**AVAILABLE DATA**
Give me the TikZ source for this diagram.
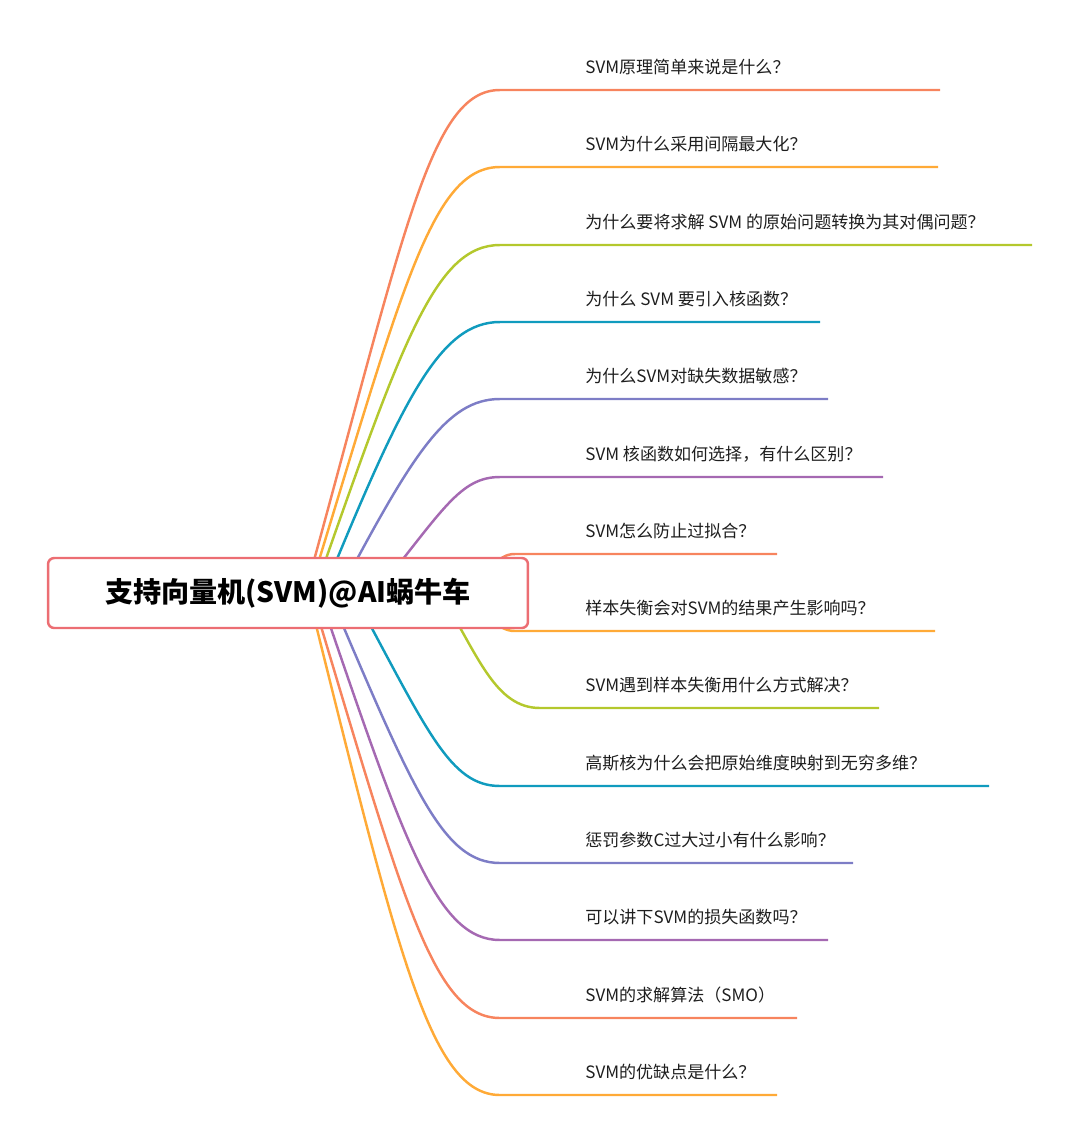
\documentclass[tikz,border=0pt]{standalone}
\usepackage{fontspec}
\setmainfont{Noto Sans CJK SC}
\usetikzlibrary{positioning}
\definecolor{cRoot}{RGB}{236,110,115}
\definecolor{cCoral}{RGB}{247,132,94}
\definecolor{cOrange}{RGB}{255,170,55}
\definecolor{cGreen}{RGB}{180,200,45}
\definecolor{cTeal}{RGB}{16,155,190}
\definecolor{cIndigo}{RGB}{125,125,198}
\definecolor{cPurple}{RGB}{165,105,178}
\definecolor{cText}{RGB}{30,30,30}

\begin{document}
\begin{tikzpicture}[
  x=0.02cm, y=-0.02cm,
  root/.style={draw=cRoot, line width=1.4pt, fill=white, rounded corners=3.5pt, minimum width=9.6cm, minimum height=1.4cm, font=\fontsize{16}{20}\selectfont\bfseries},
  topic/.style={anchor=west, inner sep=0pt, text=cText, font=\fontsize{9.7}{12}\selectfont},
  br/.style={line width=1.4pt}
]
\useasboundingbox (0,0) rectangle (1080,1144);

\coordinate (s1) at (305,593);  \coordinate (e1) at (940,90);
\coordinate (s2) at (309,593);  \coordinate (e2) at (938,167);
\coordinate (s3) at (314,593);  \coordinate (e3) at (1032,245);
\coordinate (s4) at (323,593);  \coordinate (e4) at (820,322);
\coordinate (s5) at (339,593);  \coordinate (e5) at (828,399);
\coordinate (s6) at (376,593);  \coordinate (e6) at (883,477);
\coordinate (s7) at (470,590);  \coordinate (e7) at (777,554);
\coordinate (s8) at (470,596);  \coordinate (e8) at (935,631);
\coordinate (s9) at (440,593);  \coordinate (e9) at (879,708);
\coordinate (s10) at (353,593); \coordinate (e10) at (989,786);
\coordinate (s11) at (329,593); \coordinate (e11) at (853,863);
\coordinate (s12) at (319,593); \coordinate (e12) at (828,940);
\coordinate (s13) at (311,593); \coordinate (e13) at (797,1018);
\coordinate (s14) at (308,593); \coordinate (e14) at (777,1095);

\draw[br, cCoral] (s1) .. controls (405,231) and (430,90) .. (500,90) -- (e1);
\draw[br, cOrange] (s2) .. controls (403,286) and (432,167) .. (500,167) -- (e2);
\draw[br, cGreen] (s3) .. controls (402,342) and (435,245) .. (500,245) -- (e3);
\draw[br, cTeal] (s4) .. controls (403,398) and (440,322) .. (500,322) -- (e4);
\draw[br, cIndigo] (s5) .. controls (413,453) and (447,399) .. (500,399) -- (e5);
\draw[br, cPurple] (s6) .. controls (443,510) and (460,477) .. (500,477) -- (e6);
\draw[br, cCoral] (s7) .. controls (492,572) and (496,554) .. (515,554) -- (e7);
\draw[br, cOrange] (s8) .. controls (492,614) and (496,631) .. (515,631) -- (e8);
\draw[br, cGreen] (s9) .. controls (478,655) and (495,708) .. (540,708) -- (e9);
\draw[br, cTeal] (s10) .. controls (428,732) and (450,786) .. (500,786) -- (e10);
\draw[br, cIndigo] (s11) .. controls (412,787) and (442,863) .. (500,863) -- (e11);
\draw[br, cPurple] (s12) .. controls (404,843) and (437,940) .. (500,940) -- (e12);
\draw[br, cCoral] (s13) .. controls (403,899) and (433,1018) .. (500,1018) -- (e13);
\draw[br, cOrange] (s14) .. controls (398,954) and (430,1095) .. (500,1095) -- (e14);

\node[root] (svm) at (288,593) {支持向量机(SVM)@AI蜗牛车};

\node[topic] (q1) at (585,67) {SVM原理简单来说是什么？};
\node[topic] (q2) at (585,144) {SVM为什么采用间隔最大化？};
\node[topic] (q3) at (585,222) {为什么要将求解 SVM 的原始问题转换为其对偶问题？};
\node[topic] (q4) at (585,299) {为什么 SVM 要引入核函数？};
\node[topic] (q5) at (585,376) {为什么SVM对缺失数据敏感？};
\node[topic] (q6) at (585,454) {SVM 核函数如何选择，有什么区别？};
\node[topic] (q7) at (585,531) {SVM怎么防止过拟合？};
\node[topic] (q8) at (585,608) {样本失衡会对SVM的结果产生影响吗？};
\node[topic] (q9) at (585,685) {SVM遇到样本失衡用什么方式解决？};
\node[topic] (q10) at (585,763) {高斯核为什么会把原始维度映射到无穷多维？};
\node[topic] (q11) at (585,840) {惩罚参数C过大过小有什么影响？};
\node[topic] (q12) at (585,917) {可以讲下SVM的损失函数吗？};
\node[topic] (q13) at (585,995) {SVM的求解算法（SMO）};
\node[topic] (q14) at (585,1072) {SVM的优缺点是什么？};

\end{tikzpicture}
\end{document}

**WHAT YOU WILL DO**
All the material shown above is to be copied exactly, with no pictures carried over.

**REPLY**
Give me the TikZ source for this diagram.
\documentclass[tikz,border=0pt]{standalone}
\usepackage{fontspec}
\setmainfont{Noto Sans CJK SC}
\usetikzlibrary{positioning}
\definecolor{cRoot}{RGB}{236,110,115}
\definecolor{cCoral}{RGB}{247,132,94}
\definecolor{cOrange}{RGB}{255,170,55}
\definecolor{cGreen}{RGB}{180,200,45}
\definecolor{cTeal}{RGB}{16,155,190}
\definecolor{cIndigo}{RGB}{125,125,198}
\definecolor{cPurple}{RGB}{165,105,178}
\definecolor{cText}{RGB}{30,30,30}

\begin{document}
\begin{tikzpicture}[
  x=0.02cm, y=-0.02cm,
  root/.style={draw=cRoot, line width=1.4pt, fill=white, rounded corners=3.5pt, minimum width=9.6cm, minimum height=1.4cm, font=\fontsize{16}{20}\selectfont\bfseries},
  topic/.style={anchor=west, inner sep=0pt, text=cText, font=\fontsize{9.7}{12}\selectfont},
  br/.style={line width=1.4pt}
]
\useasboundingbox (0,0) rectangle (1080,1144);

\coordinate (s1) at (305,593);  \coordinate (e1) at (940,90);
\coordinate (s2) at (309,593);  \coordinate (e2) at (938,167);
\coordinate (s3) at (314,593);  \coordinate (e3) at (1032,245);
\coordinate (s4) at (323,593);  \coordinate (e4) at (820,322);
\coordinate (s5) at (339,593);  \coordinate (e5) at (828,399);
\coordinate (s6) at (376,593);  \coordinate (e6) at (883,477);
\coordinate (s7) at (470,590);  \coordinate (e7) at (777,554);
\coordinate (s8) at (470,596);  \coordinate (e8) at (935,631);
\coordinate (s9) at (440,593);  \coordinate (e9) at (879,708);
\coordinate (s10) at (353,593); \coordinate (e10) at (989,786);
\coordinate (s11) at (329,593); \coordinate (e11) at (853,863);
\coordinate (s12) at (319,593); \coordinate (e12) at (828,940);
\coordinate (s13) at (311,593); \coordinate (e13) at (797,1018);
\coordinate (s14) at (308,593); \coordinate (e14) at (777,1095);

\draw[br, cCoral] (s1) .. controls (405,231) and (430,90) .. (500,90) -- (e1);
\draw[br, cOrange] (s2) .. controls (403,286) and (432,167) .. (500,167) -- (e2);
\draw[br, cGreen] (s3) .. controls (402,342) and (435,245) .. (500,245) -- (e3);
\draw[br, cTeal] (s4) .. controls (403,398) and (440,322) .. (500,322) -- (e4);
\draw[br, cIndigo] (s5) .. controls (413,453) and (447,399) .. (500,399) -- (e5);
\draw[br, cPurple] (s6) .. controls (443,510) and (460,477) .. (500,477) -- (e6);
\draw[br, cCoral] (s7) .. controls (492,572) and (496,554) .. (515,554) -- (e7);
\draw[br, cOrange] (s8) .. controls (492,614) and (496,631) .. (515,631) -- (e8);
\draw[br, cGreen] (s9) .. controls (478,655) and (495,708) .. (540,708) -- (e9);
\draw[br, cTeal] (s10) .. controls (428,732) and (450,786) .. (500,786) -- (e10);
\draw[br, cIndigo] (s11) .. controls (412,787) and (442,863) .. (500,863) -- (e11);
\draw[br, cPurple] (s12) .. controls (404,843) and (437,940) .. (500,940) -- (e12);
\draw[br, cCoral] (s13) .. controls (403,899) and (433,1018) .. (500,1018) -- (e13);
\draw[br, cOrange] (s14) .. controls (398,954) and (430,1095) .. (500,1095) -- (e14);

\node[root] (svm) at (288,593) {支持向量机(SVM)@AI蜗牛车};

\node[topic] (q1) at (585,67) {SVM原理简单来说是什么？};
\node[topic] (q2) at (585,144) {SVM为什么采用间隔最大化？};
\node[topic] (q3) at (585,222) {为什么要将求解 SVM 的原始问题转换为其对偶问题？};
\node[topic] (q4) at (585,299) {为什么 SVM 要引入核函数？};
\node[topic] (q5) at (585,376) {为什么SVM对缺失数据敏感？};
\node[topic] (q6) at (585,454) {SVM 核函数如何选择，有什么区别？};
\node[topic] (q7) at (585,531) {SVM怎么防止过拟合？};
\node[topic] (q8) at (585,608) {样本失衡会对SVM的结果产生影响吗？};
\node[topic] (q9) at (585,685) {SVM遇到样本失衡用什么方式解决？};
\node[topic] (q10) at (585,763) {高斯核为什么会把原始维度映射到无穷多维？};
\node[topic] (q11) at (585,840) {惩罚参数C过大过小有什么影响？};
\node[topic] (q12) at (585,917) {可以讲下SVM的损失函数吗？};
\node[topic] (q13) at (585,995) {SVM的求解算法（SMO）};
\node[topic] (q14) at (585,1072) {SVM的优缺点是什么？};

\end{tikzpicture}
\end{document}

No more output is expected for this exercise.